Were the two devices (V-Amp and Power amp) on different circuits or different outlets?

Yeah, different outlets I´m almost sure


Were you using a balanced cable between the V-Amp and Power amp?

Can´t be sure, the sound guy did that, but I´m almost certain it was not a balanced cable but a normal mono "instrument" cable. It was not XLR that´s for sure, V-amp does not have an XLR output, only the pro version does (which I sadly could not find in my country anywhere)

Please explain how this affects ground noise, appreciated
 
So, the sound guy hooked them up to different outlets and the first thing he suspected was a polarity problem. Yeeeeeah.

If two interconnected pieces of audio equipment are hooked up to two different outlets, it's possible that their ground potentials aren't equal. That results in equalizing current between the two devices, and that equals hum. I'm pretty sure I'm not using the correct words here since I don't know their English counterwords and I'm about to fall asleep on my chair :)
 
So, the sound guy hooked them up to different outlets and the first thing he suspected was a polarity problem. Yeeeeeah.
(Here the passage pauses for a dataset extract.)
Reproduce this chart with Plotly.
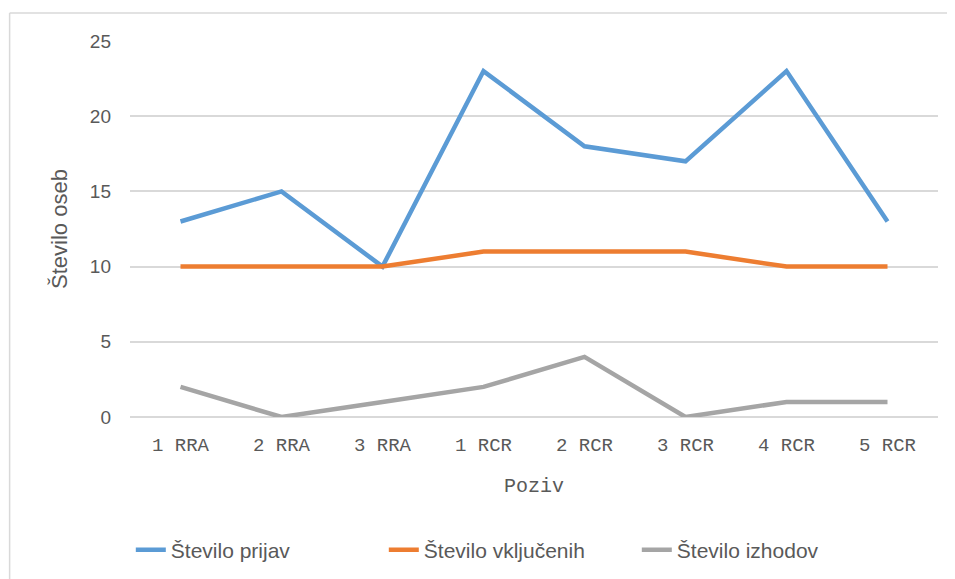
import plotly.graph_objects as go

# Podatki po pozivih
pozivi = ["1 RRA", "2 RRA", "3 RRA", "1 RCR", "2 RCR", "3 RCR", "4 RCR", "5 RCR"]
prijave = [13, 15, 10, 23, 18, 17, 23, 13]
vkljuceni = [10, 10, 10, 11, 11, 11, 10, 10]
izhodi = [2, 0, 1, 2, 4, 0, 1, 1]

fig = go.Figure()

fig.add_trace(
    go.Scatter(
        x=pozivi,
        y=prijave,
        name="Število prijav",
        mode="lines",
        line=dict(color="#5B9BD5", width=4.5),
    )
)
fig.add_trace(
    go.Scatter(
        x=pozivi,
        y=vkljuceni,
        name="Število vključenih",
        mode="lines",
        line=dict(color="#ED7D31", width=4.5),
    )
)
fig.add_trace(
    go.Scatter(
        x=pozivi,
        y=izhodi,
        name="Število izhodov",
        mode="lines",
        line=dict(color="#A5A5A5", width=4.5),
    )
)

# Okvir grafa (kot v Excelu)
fig.add_shape(
    type="line", xref="paper", yref="paper",
    x0=-0.149, x1=1.1, y0=1.0745, y1=1.0745,
    line=dict(color="#D9D9D9", width=1.5),
)
fig.add_shape(
    type="line", xref="paper", yref="paper",
    x0=-0.149, x1=-0.149, y0=1.0745, y1=-0.6,
    line=dict(color="#D9D9D9", width=1.5),
)

fig.update_layout(
    width=955,
    height=579,
    margin=dict(l=122, r=25, t=33, b=170),
    plot_bgcolor="#FFFFFF",
    paper_bgcolor="#FFFFFF",
    showlegend=True,
    legend=dict(
        orientation="h",
        x=0.001,
        xanchor="left",
        y=-0.354,
        yanchor="middle",
        font=dict(family="Liberation Sans", size=21, color="#595959"),
        entrywidth=208,
        entrywidthmode="pixels",
    ),
    xaxis=dict(
        title=dict(
            text="Poziv",
            font=dict(family="Liberation Mono", size=20, color="#595959"),
            standoff=21,
        ),
        tickfont=dict(family="Liberation Mono", size=19, color="#595959"),
        ticklabelstandoff=14,
        showgrid=False,
        showline=False,
        ticks="",
        range=[-0.5, 7.5],
    ),
    yaxis=dict(
        title=dict(
            text="Število oseb",
            font=dict(family="Liberation Sans", size=22, color="#595959"),
            standoff=16,
        ),
        tickfont=dict(family="Liberation Sans", size=19, color="#595959"),
        range=[0, 25],
        dtick=5,
        gridcolor="#D9D9D9",
        gridwidth=1.5,
        zeroline=True,
        zerolinecolor="#D9D9D9",
        zerolinewidth=1.5,
        ticks="",
        ticklabelstandoff=18,
    ),
)

fig.write_html("out.html")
If two interconnected pieces of audio equipment are hooked up to two different outlets, it's possible that their ground potentials aren't equal. That results in equalizing current between the two devices, and that equals hum. I'm pretty sure I'm not using the correct words here since I don't know their English counterwords and I'm about to fall asleep on my chair :)

nope, you got it right
 
thanks jhakwe, I didn't know that, my knowledge in the whole voltage, impedance thing is somewhere near zero. Any other reasons? I will email behringer's support cause I read in some reviews some people were having noise issues and they responded back with some solutions that proved useful.